First-past-the-post certainly has issues (and many electoral systems have means of fixing those issues, like two-round run-off system the French use). But in both those examples most people would agree Party A one and Party B lost, and a system that allowed Party B to form a government but not Party A is deeply flawed and undemocratic.

But there is a big difference between those issues and what happened in 2000 and 2016 (not forgetting the US is also a first-past-the-post system, as witnessed by the Clinton election wins). A system that actually favours the losing party over the winning one is pretty broken, and wouldn’t be accepted in any other country I know of.

You see, in the UK, there is the very real chance that your MP isnt from your locality and might not be aware of your local issues. Please tell me how this system is better?

Well my local MP may be a feudal overlord :slight_smile: But he is local. But that is a complete non sequitur.
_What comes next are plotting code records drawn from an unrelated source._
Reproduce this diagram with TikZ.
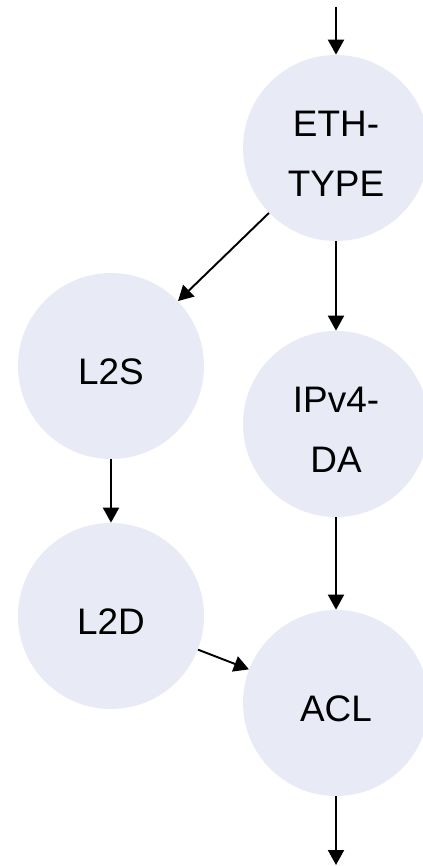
\documentclass[tikz,border=0pt]{standalone}
\usepackage{fontspec}
\setmainfont{Liberation Sans}
\usetikzlibrary{arrows.meta}
\definecolor{stagefill}{RGB}{232,234,246}

\begin{document}
\begin{tikzpicture}[
    stage/.style={circle, fill=stagefill, minimum size=3.72cm, inner sep=0pt,
      align=center, font=\fontsize{21}{34}\selectfont,
      text depth=0pt, text height=20.7pt},
    stage2/.style={stage, text height=54.7pt},
    flow/.style={-{Triangle[width=0.32cm,length=0.3cm]}, line width=1.1pt}
  ]

  % Canvas
  \useasboundingbox (0,0) rectangle (8.46,-17.32);
  \clip (0,0) rectangle (8.46,-17.32);

  %---------------------------------------
  % Pipeline stages
  %---------------------------------------
  \node[stage2] (ethtype) at (6.72,-2.96)  {ETH-\\TYPE};
  \node[stage]  (ltwos)   at (2.22,-7.32)  {L2S};
  \node[stage2] (ipvfour) at (6.72,-8.48)  {IPv4-\\DA};
  \node[stage]  (ltwod)   at (2.22,-12.32) {L2D};
  \node[stage]  (acl)     at (6.72,-14.06) {ACL};

  % Entry and exit points
  \coordinate (entry) at (6.72,-0.14);
  \coordinate (exit)  at (6.72,-17.30);

  %---------------------------------------
  % Transitions
  %---------------------------------------
  \draw[flow] (entry)   -- (ethtype);
  \draw[flow] (ethtype) -- (ltwos);
  \draw[flow] (ethtype) -- (ipvfour);
  \draw[flow] (ltwos)   -- (ltwod);
  \draw[flow] (ipvfour) -- (acl);
  \draw[flow] (ltwod)   -- (acl);
  \draw[flow] (acl)     -- (exit);

\end{tikzpicture}
\end{document}
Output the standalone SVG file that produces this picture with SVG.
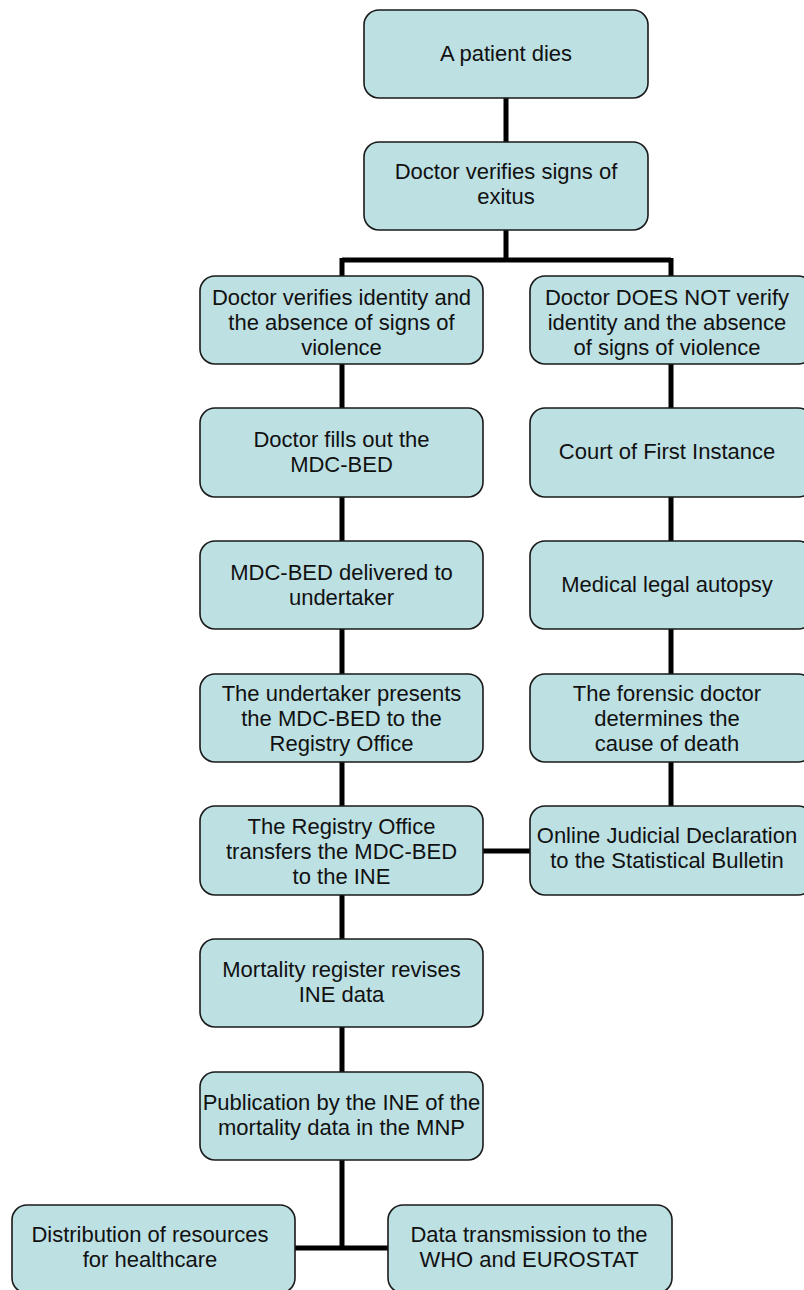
<svg xmlns="http://www.w3.org/2000/svg" width="804" height="1290" viewBox="0 0 804 1290">
<style>
.box{fill:#bde0e3;stroke:#1a1a1a;stroke-width:1.6}
.t{font-family:"Liberation Sans",Arial,Helvetica,sans-serif;font-size:22px;fill:#111;text-anchor:middle}
.c{fill:none;stroke:#000;stroke-width:5}
</style>
<rect width="804" height="1290" fill="#fff"/>
<g id="connectors">
<path class="c" d="M506 98V142M506 230V260M342 260H671M342 258V276M671 258V276"/>
<path class="c" d="M342 364V408M342 497V541M342 629V674M342 762V806M342 895V939M342 1027V1072M342 1160V1250M295 1248H388"/>
<path class="c" d="M671 364V408M671 497V541M671 629V674M671 762V806M483 851H530"/>
</g>
<g id="n1"><rect class="box" x="364" y="10" width="284" height="88" rx="15"/><text class="t" x="506" y="61">A patient dies</text></g>
<g id="n2"><rect class="box" x="364" y="142" width="284" height="88" rx="15"/><text class="t" x="506" y="179">Doctor verifies signs of</text><text class="t" x="506" y="204">exitus</text></g>
<g id="l1"><rect class="box" x="200" y="276" width="283" height="88" rx="15"/><text class="t" x="341.5" y="305">Doctor verifies identity and</text><text class="t" x="341.5" y="330">the absence of signs of</text><text class="t" x="341.5" y="355">violence</text></g>
<g id="l2"><rect class="box" x="200" y="408" width="283" height="89" rx="15"/><text class="t" x="341.5" y="447">Doctor fills out the</text><text class="t" x="341.5" y="472">MDC-BED</text></g>
<g id="l3"><rect class="box" x="200" y="541" width="283" height="88" rx="15"/><text class="t" x="341.5" y="580">MDC-BED delivered to</text><text class="t" x="341.5" y="605">undertaker</text></g>
<g id="l4"><rect class="box" x="200" y="674" width="283" height="88" rx="15"/><text class="t" x="341.5" y="701">The undertaker presents</text><text class="t" x="341.5" y="726">the MDC-BED to the</text><text class="t" x="341.5" y="751">Registry Office</text></g>
<g id="l5"><rect class="box" x="200" y="806" width="283" height="89" rx="15"/><text class="t" x="341.5" y="834">The Registry Office</text><text class="t" x="341.5" y="859">transfers the MDC-BED</text><text class="t" x="341.5" y="884">to the INE</text></g>
<g id="l6"><rect class="box" x="200" y="939" width="283" height="88" rx="15"/><text class="t" x="341.5" y="977">Mortality register revises</text><text class="t" x="341.5" y="1002">INE data</text></g>
<g id="l7"><rect class="box" x="200" y="1072" width="283" height="88" rx="15"/><text class="t" x="341.5" y="1110">Publication by the INE of the</text><text class="t" x="341.5" y="1135">mortality data in the MNP</text></g>
<g id="r1"><rect class="box" x="530" y="276" width="283" height="88" rx="15"/><text class="t" x="667" y="305">Doctor DOES NOT verify</text><text class="t" x="667" y="330">identity and the absence</text><text class="t" x="667" y="355">of signs of violence</text></g>
<g id="r2"><rect class="box" x="530" y="408" width="283" height="89" rx="15"/><text class="t" x="667" y="459">Court of First Instance</text></g>
<g id="r3"><rect class="box" x="530" y="541" width="283" height="88" rx="15"/><text class="t" x="667" y="592">Medical legal autopsy</text></g>
<g id="r4"><rect class="box" x="530" y="674" width="283" height="88" rx="15"/><text class="t" x="667" y="701">The forensic doctor</text><text class="t" x="667" y="726">determines the</text><text class="t" x="667" y="751">cause of death</text></g>
<g id="r5"><rect class="box" x="530" y="806" width="283" height="89" rx="15"/><text class="t" x="667" y="843">Online Judicial Declaration</text><text class="t" x="667" y="868">to the Statistical Bulletin</text></g>
<g id="b1"><rect class="box" x="12" y="1205" width="283" height="88" rx="15"/><text class="t" x="150" y="1242">Distribution of resources</text><text class="t" x="150" y="1267">for healthcare</text></g>
<g id="b2"><rect class="box" x="388" y="1205" width="284" height="88" rx="15"/><text class="t" x="529" y="1242">Data transmission to the</text><text class="t" x="529" y="1267">WHO and EUROSTAT</text></g>
</svg>
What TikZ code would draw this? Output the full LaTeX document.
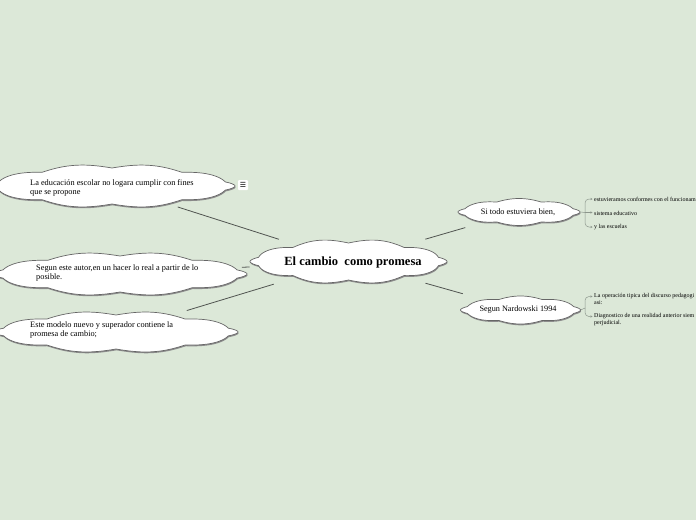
\documentclass[tikz,border=0pt]{standalone}
\usepackage{fontspec}
\setmainfont{Liberation Serif}
\newfontfamily\symfont{DejaVu Sans}
\usetikzlibrary{shapes.geometric,arrows.meta,calc}
\definecolor{bg}{RGB}{220,232,216}
\definecolor{edge}{RGB}{80,84,80}
\definecolor{brk}{RGB}{140,150,140}
% #1 node name, #2 rx, #3 ry, #4 bump factor, #5 bump depth
\newcommand\cloudoutline[5]{%
  \fill[black!45, shift={($(#1.center)+(0.5,1.3)$)}]
    plot[domain=0:360, samples=361, variable=\t]
    ({(#2-#5+#5*abs(cos(#4*\t)))*cos(\t)},{(#3-#5+#5*abs(cos(#4*\t)))*sin(\t)*(0.4+0.6*sqrt(abs(sin(\t))))}) -- cycle;
  \filldraw[fill=white, draw=black!60, line width=0.7pt, shift={(#1.center)}]
    plot[domain=0:360, samples=361, variable=\t]
    ({(#2-#5+#5*abs(cos(#4*\t)))*cos(\t)},{(#3-#5+#5*abs(cos(#4*\t)))*sin(\t)*(0.4+0.6*sqrt(abs(sin(\t))))}) -- cycle;}
\begin{document}
\begin{tikzpicture}[x=1pt,y=-1pt,
  hub/.style={ellipse, inner sep=0pt},
  link/.style={draw=edge, line width=0.8pt},
  lbl/.style={font=\fontsize{8.3}{9}\selectfont, align=left, anchor=north west, inner sep=0pt},
  sublbl/.style={font=\fontsize{6}{7}\selectfont, align=left, inner sep=0pt},
  brace/.style={draw=brk, line width=0.5pt, rounded corners=4pt},
  tip/.style={brace, -{Stealth[length=2pt,width=2pt]}}]
\fill[bg] (0,0) rectangle (696,520);
\useasboundingbox (0,0) rectangle (696,520);

% cloud anchors
\node[hub, minimum width=246pt, minimum height=42pt] (c1) at (112,186) {};
\node[hub, minimum width=254pt, minimum height=42pt] (c2) at (120,274) {};
\node[hub, minimum width=244pt, minimum height=40pt] (c3) at (116,332) {};
\node[hub, minimum width=197pt, minimum height=43pt] (c0) at (348.5,261.5) {};
\node[hub, minimum width=122pt, minimum height=25pt] (c4) at (519,212) {};
\node[hub, minimum width=120pt, minimum height=26pt] (c5) at (520.5,310) {};

% main connectors
\draw[link, shorten <=73pt, shorten >=69pt] (c0.center) -- (c1.center);
\draw[link, shorten <=99pt, shorten >=122pt] (c0.center) -- (c2.center);
\draw[link, shorten <=78pt, shorten >=74pt] (c0.center) -- (c3.center);
\draw[link, shorten <=80pt, shorten >=56pt] (c0.center) -- (c4.center);
\draw[link, shorten <=80pt, shorten >=60pt] (c0.center) -- (c5.center);

% cloud outlines
\cloudoutline{c1}{123}{22}{5}{4}
\cloudoutline{c2}{127}{22}{5}{4}
\cloudoutline{c3}{122}{21}{5}{4}
\cloudoutline{c0}{98.5}{22.5}{5}{4}
\cloudoutline{c4}{61}{13.5}{4}{2.5}
\cloudoutline{c5}{60}{14}{4}{2.5}

% texts
\node[lbl] (t1) at (30,179) {La educación escolar no logara cumplir con fines\\que se propone};
\node[lbl] (t2) at (36,265) {Segun este autor,en un hacer lo real a partir de lo\\posible.};
\node[lbl] (t3) at (30,322) {Este modelo nuevo y superador contiene la\\promesa de cambio;};
\node[font=\fontsize{12.5}{14}\selectfont\bfseries, inner sep=0pt] (t0) at (353,262) {El cambio \ como promesa};
\node[font=\fontsize{8.3}{9}\selectfont, inner sep=0pt] (t4) at (518,212) {Si todo estuviera bien,};
\node[font=\fontsize{8.2}{9}\selectfont, inner sep=0pt] (t5) at (518,310) {Segun Nardowski 1994};

% icon
\node[fill=white, rounded corners=1pt, minimum size=10pt, inner sep=0pt,
  font=\symfont\fontsize{7}{7}\selectfont] (ic) at (243,185) {☰};

% sub-items of "Si todo estuviera bien,"
\node[sublbl, anchor=west] (s1) at (594,199) {estuvieramos conformes con el funcionam};
\node[sublbl, anchor=west] (s2) at (594,213) {sistema educativo};
\node[sublbl, anchor=west] (s3) at (594,227) {y las escuelas};
\coordinate (b4) at (585,212.5);
\draw[brace] (c4.east) -- (b4);
\draw[tip, shorten >=1.5pt] (b4) |- (s1.west);
\draw[tip, shorten >=1.5pt] (b4) -- (s2.west |- b4);
\draw[tip, shorten >=1.5pt] (b4) |- (s3.west);

% sub-items of "Segun Nardowski 1994"
\node[sublbl, anchor=north west] (s4) at (594,293.5) {La operación tipica del discurso pedagogi\\asi:};
\node[sublbl, anchor=north west] (s5) at (594,313.5) {Diagnostico de una realidad anterior siem\\perjudicial.};
\coordinate (b5) at (585,308);
\draw[brace] (c5.east) -- (b5);
\draw[tip, shorten >=1.5pt] (b5) |- ($(s4.north west)+(0,3)$);
\draw[tip, shorten >=1.5pt] (b5) |- ($(s5.north west)+(0,3)$);
\end{tikzpicture}
\end{document}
I certainly wouldn’t hold up the British parliamentary system as a shining example of well designed electoral system.

The US system has all the flaws of first-past-the-post, like the British system, but on top of that it has the electoral college which means the “losing” party can form a government instead of the “winning” party. That is a whole level of flawed on top of the issues with first-past-the-post.